▶ Given exercise
Find each line with the word "this" in it, then give the total alone.

▶ Dataset extract

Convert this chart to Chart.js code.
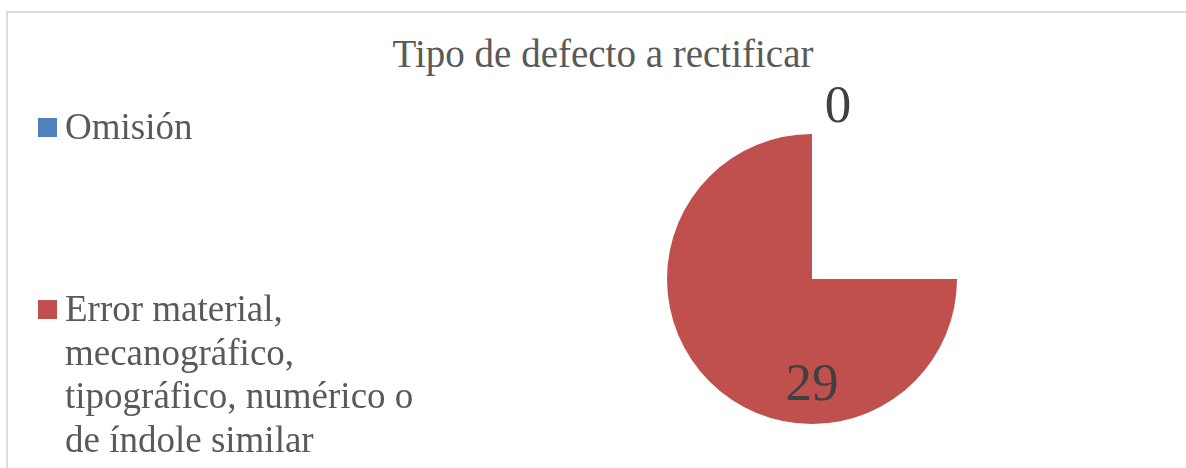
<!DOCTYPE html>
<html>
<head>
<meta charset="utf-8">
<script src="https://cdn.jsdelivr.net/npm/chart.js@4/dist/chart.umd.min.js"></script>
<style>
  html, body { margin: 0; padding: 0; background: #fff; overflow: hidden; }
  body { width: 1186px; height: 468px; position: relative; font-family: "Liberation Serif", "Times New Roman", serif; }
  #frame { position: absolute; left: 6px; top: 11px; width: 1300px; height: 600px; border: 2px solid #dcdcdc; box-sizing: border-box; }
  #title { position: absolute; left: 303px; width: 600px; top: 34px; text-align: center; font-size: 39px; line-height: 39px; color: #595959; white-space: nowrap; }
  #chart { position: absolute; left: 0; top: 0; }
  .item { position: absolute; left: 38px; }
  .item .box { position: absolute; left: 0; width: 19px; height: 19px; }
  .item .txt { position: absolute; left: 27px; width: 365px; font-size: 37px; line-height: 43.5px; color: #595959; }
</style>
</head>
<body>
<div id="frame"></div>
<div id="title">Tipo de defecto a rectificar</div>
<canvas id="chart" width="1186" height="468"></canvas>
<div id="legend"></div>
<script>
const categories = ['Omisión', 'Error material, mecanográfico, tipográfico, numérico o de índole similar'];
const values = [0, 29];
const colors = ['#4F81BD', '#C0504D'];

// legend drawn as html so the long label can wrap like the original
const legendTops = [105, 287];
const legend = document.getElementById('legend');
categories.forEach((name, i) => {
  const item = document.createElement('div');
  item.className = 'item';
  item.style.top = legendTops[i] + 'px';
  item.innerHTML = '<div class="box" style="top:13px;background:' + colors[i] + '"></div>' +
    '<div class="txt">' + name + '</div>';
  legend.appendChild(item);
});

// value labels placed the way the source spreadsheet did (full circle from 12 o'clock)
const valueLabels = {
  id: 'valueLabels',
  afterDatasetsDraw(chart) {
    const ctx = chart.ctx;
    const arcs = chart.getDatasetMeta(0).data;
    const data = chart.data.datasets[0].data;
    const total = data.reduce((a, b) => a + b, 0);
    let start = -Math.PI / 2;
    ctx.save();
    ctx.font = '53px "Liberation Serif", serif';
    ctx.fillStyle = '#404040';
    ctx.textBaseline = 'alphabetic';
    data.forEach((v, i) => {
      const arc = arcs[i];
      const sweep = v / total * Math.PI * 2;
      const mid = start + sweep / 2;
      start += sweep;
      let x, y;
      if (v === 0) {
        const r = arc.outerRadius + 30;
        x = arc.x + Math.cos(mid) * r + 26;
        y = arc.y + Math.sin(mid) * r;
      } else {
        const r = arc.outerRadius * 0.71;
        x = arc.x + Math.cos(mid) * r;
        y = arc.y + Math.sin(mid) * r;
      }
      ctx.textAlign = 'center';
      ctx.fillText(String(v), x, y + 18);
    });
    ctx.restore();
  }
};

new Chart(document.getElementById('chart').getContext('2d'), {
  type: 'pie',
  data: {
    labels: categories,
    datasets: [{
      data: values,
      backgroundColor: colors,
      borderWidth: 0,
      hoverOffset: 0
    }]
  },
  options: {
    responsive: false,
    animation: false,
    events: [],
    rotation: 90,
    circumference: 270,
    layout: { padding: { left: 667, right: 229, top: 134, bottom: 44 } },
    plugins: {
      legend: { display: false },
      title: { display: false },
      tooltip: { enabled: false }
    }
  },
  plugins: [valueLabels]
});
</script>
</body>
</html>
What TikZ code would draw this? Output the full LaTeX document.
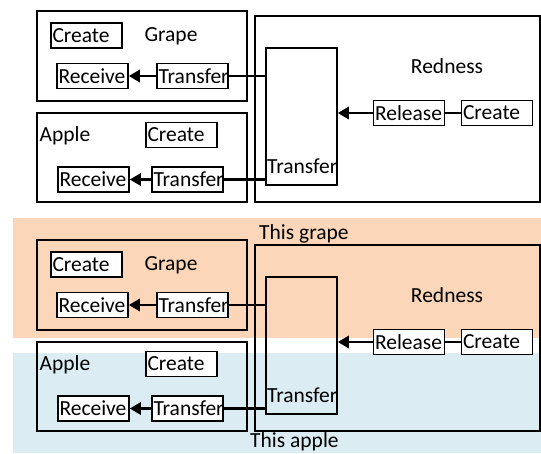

▶ Full response
2